#### [What you have to do]
Beginning with the very first line, please reproduce the entries exactly through the line containing "import plotly.graph_objects as go".

_ _ _

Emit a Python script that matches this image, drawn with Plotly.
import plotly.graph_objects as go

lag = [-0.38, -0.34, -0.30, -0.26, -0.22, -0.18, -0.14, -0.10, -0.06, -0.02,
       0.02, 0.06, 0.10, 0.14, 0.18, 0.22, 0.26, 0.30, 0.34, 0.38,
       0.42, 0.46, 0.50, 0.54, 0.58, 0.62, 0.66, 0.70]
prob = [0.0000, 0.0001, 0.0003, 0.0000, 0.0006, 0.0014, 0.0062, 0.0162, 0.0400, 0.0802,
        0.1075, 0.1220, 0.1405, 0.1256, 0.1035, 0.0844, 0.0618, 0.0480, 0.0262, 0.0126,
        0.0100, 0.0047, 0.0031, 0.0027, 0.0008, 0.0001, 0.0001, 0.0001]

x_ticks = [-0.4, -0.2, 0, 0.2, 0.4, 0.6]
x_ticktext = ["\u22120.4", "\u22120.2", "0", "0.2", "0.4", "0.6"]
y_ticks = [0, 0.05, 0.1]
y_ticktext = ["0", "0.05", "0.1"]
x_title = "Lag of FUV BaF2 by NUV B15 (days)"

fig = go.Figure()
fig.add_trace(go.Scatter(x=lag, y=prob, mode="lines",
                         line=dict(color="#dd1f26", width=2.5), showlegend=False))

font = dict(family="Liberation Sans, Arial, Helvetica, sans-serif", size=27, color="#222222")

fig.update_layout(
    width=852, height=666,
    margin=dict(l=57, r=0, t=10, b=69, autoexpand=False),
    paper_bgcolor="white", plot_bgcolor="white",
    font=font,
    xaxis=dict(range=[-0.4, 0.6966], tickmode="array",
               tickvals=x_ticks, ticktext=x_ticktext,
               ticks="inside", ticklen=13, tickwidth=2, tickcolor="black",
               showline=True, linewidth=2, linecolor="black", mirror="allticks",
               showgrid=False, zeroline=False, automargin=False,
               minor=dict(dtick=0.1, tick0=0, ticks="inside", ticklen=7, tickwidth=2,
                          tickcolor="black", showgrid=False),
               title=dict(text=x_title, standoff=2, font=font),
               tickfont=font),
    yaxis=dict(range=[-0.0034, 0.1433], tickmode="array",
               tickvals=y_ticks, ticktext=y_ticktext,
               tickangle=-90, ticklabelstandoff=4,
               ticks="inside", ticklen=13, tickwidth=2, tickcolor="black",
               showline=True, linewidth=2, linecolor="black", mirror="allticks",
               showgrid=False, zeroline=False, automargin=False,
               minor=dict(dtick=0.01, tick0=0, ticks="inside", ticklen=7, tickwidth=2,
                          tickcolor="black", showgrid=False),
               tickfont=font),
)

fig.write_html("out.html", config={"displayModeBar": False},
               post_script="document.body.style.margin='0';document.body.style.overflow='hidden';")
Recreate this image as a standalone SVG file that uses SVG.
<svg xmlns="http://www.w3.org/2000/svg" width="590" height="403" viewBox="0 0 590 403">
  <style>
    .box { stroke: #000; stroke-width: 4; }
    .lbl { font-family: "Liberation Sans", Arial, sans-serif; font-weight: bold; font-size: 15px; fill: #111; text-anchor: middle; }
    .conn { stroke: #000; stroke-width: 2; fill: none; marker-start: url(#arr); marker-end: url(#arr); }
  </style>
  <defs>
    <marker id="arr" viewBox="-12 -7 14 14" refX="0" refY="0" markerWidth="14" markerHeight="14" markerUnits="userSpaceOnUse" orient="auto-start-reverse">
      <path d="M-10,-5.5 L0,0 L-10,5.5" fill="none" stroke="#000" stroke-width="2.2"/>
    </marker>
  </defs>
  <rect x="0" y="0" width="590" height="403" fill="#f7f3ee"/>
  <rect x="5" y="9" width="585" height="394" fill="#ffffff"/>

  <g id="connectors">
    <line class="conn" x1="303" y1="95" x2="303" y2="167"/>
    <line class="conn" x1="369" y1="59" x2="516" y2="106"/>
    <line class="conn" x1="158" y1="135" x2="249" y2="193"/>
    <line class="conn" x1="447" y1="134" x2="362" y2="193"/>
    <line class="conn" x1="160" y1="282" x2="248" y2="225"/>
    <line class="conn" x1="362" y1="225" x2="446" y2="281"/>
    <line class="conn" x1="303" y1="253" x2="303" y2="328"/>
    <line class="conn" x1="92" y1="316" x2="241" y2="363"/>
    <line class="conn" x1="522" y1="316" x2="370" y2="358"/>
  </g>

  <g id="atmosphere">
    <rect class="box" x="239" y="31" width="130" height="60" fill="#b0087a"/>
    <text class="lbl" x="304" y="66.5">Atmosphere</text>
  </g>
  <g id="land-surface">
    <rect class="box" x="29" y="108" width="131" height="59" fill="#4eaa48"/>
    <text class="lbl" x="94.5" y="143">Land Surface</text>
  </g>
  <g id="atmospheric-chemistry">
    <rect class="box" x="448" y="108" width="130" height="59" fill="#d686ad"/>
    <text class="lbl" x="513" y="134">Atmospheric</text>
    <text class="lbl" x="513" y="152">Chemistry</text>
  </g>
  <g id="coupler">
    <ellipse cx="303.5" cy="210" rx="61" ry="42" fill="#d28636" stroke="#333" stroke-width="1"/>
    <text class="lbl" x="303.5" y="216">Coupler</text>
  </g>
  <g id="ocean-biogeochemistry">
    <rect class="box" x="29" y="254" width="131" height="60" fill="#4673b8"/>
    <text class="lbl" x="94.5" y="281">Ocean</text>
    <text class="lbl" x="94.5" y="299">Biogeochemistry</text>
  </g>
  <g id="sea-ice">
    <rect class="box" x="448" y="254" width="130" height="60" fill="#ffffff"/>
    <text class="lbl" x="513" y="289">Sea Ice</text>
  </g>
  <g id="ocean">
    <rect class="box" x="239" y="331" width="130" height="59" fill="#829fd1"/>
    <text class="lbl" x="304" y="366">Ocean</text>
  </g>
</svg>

_ _ _

#### [Result of the task]
Emit a Python script that matches this image, drawn with Plotly.
import plotly.graph_objects as go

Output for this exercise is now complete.